**EXERCISE AIM**
Exactly the lines from the line holding "Recreate this image" to the line holding "1.69, 1.49, 1.25]", both lines included, are to be echoed; pictures are not.

##############################

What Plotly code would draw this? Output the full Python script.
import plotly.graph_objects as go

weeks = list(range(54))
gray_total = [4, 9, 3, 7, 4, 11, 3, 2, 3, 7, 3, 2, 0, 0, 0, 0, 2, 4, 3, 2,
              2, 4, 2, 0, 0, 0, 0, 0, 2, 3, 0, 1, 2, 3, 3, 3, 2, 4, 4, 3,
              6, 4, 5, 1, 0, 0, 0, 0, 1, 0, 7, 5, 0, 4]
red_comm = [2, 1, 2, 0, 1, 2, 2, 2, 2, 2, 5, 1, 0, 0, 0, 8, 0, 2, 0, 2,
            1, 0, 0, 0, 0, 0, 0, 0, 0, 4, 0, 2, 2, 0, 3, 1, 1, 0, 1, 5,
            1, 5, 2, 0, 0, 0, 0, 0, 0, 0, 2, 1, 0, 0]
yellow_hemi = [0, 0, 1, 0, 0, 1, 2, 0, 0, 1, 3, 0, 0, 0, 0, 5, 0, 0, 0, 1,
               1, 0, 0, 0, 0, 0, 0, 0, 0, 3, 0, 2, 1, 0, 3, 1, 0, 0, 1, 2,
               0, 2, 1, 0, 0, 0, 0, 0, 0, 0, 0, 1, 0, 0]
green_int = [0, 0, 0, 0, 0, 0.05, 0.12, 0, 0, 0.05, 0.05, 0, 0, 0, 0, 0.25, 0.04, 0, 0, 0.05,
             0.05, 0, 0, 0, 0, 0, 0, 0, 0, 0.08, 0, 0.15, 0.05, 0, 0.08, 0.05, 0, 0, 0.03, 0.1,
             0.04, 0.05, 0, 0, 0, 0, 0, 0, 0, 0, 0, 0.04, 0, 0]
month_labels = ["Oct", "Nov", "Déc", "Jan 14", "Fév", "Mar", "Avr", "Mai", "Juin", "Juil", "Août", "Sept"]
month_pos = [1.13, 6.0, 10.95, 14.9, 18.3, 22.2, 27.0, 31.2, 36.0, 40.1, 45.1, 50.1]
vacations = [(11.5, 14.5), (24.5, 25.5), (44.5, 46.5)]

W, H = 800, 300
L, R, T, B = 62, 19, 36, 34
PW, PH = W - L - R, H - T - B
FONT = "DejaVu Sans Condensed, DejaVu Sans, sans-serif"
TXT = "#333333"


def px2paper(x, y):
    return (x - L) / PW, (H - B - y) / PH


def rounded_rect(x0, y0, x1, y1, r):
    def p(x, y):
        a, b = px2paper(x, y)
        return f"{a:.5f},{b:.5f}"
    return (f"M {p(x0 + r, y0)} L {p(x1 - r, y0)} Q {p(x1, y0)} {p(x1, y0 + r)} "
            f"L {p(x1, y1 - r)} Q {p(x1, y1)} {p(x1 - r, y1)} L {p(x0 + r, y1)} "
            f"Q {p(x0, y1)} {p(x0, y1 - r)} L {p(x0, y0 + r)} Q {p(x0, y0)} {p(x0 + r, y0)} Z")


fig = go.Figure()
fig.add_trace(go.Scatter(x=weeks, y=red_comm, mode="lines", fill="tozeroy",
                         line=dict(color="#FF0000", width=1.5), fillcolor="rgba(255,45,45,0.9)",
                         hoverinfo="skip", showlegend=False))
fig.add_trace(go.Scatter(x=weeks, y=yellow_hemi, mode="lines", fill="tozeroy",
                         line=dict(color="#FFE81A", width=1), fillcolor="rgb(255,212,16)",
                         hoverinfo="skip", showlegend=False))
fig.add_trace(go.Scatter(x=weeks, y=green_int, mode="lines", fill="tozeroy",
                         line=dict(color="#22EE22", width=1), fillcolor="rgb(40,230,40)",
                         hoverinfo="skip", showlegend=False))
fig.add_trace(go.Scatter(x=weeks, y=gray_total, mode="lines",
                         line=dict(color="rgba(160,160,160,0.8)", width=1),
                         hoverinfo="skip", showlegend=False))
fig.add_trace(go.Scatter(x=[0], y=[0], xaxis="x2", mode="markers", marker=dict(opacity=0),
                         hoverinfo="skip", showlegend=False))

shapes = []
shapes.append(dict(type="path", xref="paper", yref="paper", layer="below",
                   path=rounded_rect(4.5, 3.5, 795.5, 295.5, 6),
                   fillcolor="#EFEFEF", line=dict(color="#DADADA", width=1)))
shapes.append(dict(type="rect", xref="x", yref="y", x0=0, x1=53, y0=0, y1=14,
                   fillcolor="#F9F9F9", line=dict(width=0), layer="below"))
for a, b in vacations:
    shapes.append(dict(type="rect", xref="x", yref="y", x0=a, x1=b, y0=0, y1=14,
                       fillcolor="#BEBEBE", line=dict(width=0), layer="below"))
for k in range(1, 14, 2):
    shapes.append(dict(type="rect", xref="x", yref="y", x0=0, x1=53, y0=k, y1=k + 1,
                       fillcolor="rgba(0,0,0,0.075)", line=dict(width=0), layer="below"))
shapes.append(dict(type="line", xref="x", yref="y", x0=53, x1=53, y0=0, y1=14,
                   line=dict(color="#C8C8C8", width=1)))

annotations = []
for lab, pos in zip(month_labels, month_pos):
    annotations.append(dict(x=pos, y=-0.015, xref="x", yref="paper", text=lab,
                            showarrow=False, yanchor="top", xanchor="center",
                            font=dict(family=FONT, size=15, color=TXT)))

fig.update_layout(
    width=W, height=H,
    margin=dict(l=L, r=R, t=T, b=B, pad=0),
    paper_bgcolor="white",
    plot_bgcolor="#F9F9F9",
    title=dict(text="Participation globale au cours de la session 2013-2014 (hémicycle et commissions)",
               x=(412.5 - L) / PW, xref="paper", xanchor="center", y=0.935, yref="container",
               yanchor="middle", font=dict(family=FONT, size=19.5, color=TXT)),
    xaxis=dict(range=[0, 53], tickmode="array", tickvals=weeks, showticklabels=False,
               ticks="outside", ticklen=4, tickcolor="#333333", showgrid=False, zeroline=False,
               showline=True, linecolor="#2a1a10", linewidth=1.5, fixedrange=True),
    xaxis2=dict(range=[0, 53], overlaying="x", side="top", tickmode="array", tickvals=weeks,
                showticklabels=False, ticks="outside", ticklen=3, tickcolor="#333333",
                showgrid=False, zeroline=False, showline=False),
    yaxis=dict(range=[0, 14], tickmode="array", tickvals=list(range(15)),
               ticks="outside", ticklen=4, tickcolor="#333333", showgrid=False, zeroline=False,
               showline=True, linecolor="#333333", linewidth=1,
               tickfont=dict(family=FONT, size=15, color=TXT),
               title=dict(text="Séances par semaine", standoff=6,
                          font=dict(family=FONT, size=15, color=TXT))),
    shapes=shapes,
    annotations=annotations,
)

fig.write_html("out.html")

##############################

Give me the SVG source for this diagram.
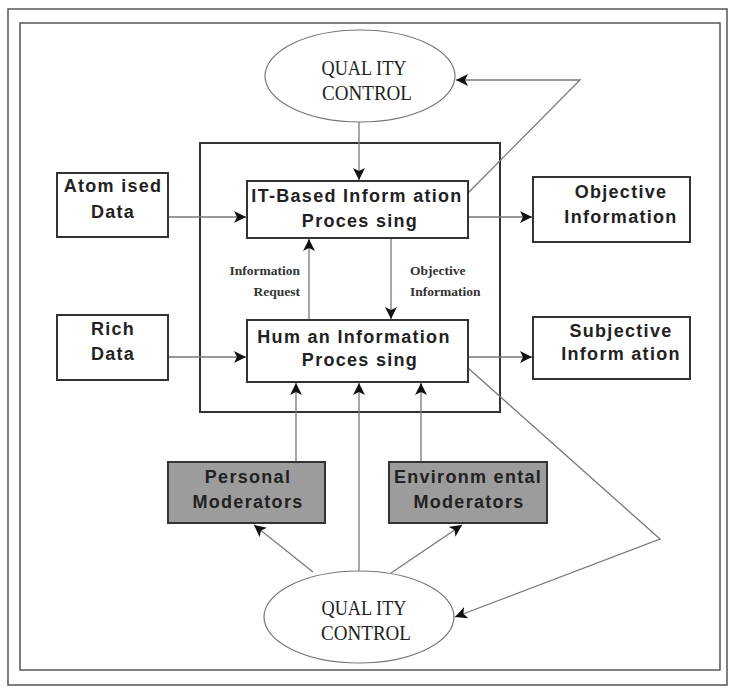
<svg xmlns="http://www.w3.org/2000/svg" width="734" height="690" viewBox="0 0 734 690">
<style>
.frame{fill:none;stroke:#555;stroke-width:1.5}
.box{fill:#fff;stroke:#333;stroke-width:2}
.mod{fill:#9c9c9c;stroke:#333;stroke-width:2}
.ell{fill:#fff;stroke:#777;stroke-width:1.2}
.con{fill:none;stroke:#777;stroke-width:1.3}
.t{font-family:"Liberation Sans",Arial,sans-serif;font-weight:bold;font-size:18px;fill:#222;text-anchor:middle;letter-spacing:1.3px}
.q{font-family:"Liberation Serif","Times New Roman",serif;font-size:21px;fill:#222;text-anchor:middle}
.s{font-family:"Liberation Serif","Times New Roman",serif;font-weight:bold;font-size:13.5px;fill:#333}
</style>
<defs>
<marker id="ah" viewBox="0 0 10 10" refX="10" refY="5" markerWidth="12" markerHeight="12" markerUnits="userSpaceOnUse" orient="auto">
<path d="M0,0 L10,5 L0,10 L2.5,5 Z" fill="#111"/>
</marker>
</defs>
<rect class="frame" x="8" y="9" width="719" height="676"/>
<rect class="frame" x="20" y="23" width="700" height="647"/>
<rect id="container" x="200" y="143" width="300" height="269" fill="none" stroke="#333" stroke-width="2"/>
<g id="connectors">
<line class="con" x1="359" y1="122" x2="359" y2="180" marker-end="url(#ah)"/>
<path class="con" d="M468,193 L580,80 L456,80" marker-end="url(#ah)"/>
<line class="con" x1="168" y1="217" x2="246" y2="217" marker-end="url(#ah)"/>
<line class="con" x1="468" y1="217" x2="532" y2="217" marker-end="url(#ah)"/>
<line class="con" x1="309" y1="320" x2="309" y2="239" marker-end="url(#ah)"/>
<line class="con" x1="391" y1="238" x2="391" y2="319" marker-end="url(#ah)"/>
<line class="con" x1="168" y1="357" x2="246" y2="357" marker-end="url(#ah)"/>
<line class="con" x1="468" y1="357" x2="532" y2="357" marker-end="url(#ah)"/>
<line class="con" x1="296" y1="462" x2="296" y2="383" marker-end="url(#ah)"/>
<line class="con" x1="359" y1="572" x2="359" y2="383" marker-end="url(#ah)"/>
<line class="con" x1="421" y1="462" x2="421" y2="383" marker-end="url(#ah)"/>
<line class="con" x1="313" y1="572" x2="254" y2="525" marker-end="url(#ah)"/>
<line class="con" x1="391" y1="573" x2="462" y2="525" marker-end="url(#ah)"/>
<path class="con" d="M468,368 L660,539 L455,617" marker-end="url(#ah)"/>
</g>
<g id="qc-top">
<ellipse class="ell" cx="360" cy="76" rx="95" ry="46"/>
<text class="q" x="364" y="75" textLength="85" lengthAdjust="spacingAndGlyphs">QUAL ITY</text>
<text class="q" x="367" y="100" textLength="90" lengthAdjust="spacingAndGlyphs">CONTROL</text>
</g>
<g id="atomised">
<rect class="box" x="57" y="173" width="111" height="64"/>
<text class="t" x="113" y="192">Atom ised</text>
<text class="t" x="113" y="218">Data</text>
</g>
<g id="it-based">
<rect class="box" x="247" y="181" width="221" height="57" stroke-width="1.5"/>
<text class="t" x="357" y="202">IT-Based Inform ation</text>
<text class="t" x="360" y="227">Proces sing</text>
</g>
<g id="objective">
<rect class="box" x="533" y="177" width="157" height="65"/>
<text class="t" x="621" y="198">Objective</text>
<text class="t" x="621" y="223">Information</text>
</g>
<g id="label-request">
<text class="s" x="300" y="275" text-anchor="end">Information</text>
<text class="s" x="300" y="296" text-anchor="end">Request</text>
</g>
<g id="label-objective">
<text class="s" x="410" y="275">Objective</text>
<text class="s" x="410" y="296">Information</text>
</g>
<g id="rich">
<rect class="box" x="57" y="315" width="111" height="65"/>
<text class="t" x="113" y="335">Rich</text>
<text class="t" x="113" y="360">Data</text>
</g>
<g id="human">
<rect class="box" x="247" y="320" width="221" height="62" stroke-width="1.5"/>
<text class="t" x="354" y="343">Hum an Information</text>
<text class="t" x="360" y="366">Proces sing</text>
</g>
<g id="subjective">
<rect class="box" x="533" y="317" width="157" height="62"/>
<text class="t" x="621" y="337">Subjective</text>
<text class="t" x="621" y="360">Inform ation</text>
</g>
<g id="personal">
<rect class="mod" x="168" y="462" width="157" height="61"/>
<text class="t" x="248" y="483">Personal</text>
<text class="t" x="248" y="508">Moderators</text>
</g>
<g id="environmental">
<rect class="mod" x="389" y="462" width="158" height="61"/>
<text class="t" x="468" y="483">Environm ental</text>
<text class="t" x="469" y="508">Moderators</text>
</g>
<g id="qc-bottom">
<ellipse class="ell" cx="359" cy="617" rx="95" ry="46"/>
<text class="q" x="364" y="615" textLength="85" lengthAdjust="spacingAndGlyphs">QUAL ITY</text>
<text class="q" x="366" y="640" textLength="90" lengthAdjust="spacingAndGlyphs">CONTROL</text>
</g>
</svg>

##############################

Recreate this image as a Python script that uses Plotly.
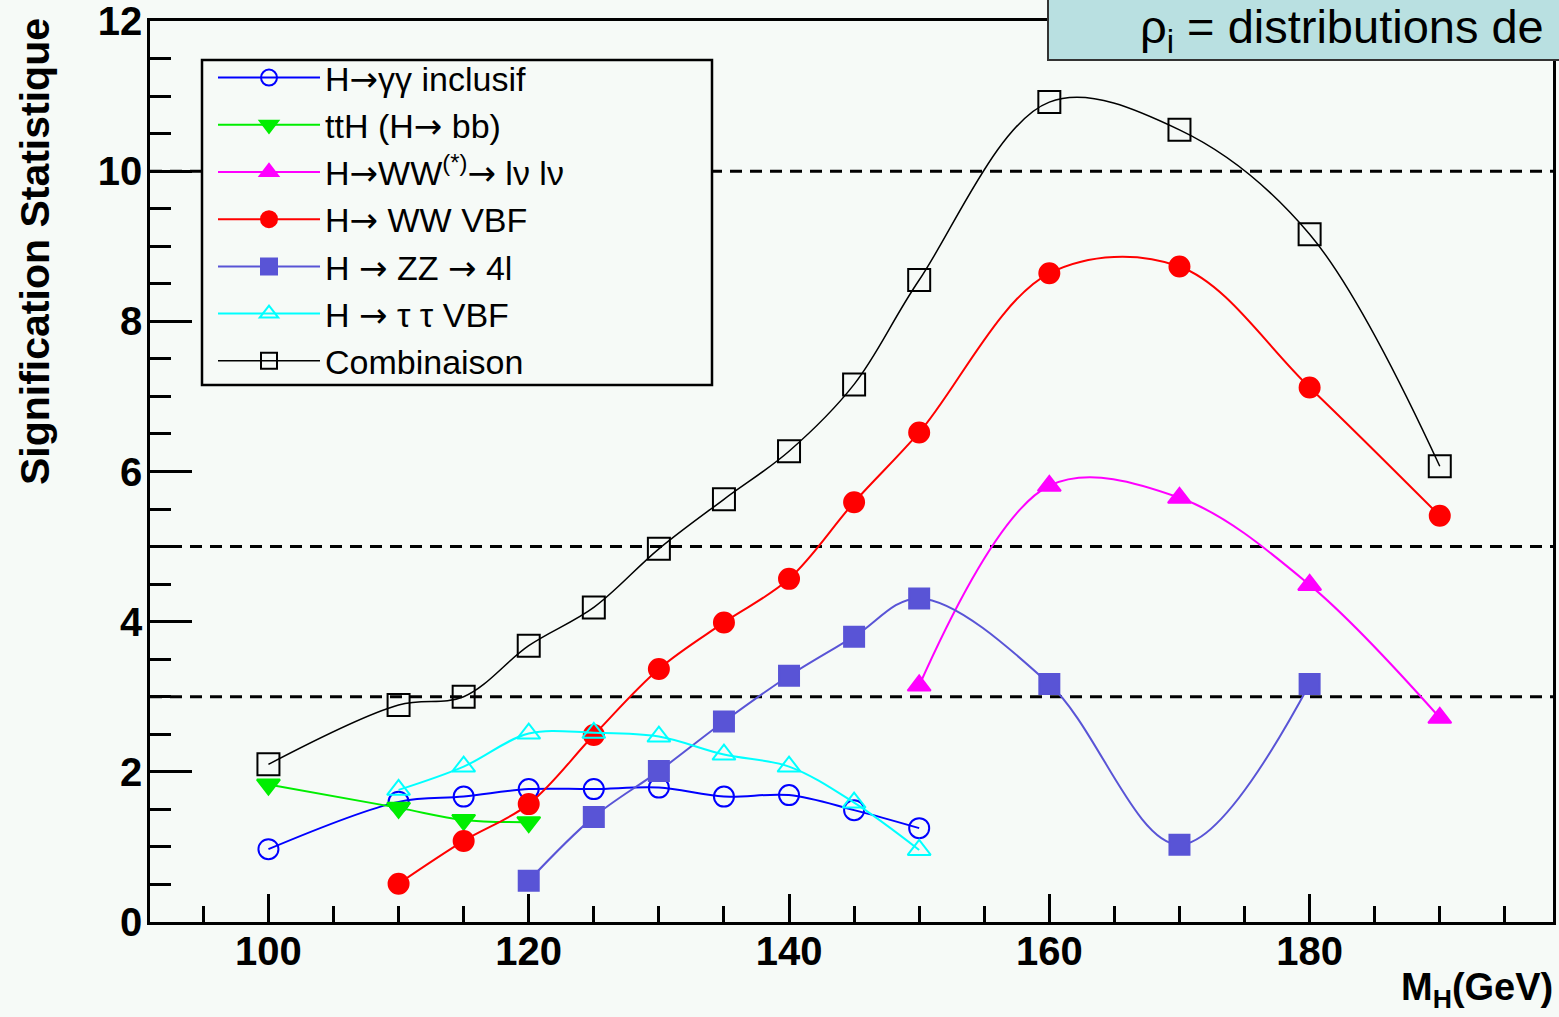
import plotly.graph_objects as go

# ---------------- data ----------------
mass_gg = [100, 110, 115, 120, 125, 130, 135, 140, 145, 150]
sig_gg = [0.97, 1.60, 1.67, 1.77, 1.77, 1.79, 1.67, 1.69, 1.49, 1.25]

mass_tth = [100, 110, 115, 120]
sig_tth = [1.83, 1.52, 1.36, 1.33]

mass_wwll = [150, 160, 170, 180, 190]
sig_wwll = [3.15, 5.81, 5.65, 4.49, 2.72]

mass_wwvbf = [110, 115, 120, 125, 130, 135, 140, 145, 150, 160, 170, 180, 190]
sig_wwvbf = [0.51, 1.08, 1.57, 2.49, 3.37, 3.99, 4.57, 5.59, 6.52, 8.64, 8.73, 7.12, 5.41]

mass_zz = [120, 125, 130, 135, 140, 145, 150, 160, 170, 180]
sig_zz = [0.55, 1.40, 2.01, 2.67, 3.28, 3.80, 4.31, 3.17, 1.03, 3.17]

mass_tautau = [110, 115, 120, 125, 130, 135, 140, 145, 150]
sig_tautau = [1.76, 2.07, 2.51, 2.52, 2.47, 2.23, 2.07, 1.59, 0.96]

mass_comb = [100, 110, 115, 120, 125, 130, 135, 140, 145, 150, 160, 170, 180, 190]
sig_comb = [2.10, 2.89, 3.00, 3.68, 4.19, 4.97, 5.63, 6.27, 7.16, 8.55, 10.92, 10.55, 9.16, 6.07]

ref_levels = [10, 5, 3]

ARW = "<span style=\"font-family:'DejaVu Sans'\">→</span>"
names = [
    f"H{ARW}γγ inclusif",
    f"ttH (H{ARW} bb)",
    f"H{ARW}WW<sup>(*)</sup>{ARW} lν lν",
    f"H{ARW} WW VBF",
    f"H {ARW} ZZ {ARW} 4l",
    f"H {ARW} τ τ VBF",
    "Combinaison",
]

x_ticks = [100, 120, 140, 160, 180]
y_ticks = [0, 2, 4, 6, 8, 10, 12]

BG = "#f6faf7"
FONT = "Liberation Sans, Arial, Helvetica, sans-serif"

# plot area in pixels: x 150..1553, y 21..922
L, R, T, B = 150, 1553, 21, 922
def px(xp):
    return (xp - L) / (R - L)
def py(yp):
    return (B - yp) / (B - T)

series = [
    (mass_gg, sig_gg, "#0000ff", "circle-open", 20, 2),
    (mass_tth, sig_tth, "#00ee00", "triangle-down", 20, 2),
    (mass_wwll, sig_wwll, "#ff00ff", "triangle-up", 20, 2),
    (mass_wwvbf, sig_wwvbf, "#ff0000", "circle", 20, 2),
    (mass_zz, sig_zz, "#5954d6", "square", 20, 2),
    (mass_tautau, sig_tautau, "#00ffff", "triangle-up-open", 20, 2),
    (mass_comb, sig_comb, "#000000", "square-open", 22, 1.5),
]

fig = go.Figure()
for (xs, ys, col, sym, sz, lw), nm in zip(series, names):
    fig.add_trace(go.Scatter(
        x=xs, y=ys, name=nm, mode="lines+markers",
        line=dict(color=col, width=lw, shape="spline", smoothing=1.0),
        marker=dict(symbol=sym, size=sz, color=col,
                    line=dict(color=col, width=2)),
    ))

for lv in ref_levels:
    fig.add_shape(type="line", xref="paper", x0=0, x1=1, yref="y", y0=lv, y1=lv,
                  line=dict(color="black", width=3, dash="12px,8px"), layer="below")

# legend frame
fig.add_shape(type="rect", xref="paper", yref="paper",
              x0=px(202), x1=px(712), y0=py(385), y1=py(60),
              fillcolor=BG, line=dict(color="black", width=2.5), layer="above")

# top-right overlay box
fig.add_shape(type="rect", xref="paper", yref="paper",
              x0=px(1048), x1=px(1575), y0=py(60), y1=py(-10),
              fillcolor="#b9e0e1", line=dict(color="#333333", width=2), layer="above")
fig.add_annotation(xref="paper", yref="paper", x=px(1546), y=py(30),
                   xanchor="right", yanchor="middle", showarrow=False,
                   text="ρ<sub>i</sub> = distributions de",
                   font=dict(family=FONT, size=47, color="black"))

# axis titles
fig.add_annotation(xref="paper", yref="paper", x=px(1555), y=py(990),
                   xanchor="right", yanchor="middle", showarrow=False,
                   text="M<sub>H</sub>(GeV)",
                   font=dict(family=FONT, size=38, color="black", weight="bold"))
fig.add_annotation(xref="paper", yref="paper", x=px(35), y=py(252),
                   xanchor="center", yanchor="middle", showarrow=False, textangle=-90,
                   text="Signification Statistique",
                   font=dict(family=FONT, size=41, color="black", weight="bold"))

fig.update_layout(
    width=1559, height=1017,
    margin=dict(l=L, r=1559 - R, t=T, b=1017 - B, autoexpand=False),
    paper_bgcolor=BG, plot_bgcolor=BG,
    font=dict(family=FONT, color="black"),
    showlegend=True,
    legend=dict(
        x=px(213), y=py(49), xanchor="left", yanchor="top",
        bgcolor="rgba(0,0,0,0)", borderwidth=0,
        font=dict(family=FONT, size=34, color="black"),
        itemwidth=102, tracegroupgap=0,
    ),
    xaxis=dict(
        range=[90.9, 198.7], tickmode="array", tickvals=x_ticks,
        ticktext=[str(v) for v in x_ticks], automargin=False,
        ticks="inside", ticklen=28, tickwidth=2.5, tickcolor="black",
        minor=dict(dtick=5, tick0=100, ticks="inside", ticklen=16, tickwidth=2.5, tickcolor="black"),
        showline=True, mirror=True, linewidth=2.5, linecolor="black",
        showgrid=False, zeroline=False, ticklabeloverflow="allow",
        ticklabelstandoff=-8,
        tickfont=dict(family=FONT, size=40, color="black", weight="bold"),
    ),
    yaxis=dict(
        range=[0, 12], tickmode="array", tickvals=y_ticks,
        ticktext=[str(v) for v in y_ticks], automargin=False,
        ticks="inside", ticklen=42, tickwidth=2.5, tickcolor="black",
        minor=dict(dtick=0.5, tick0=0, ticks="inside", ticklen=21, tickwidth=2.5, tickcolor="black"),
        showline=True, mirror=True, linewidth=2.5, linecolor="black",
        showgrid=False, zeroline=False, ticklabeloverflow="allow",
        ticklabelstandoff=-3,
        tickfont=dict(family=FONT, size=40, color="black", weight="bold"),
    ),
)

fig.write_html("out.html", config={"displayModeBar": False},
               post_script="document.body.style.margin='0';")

##############################

**EXERCISE OUTPUT**
Recreate this image as a Python script that uses Plotly.
import plotly.graph_objects as go

# ---------------- data ----------------
mass_gg = [100, 110, 115, 120, 125, 130, 135, 140, 145, 150]
sig_gg = [0.97, 1.60, 1.67, 1.77, 1.77, 1.79, 1.67, 1.69, 1.49, 1.25]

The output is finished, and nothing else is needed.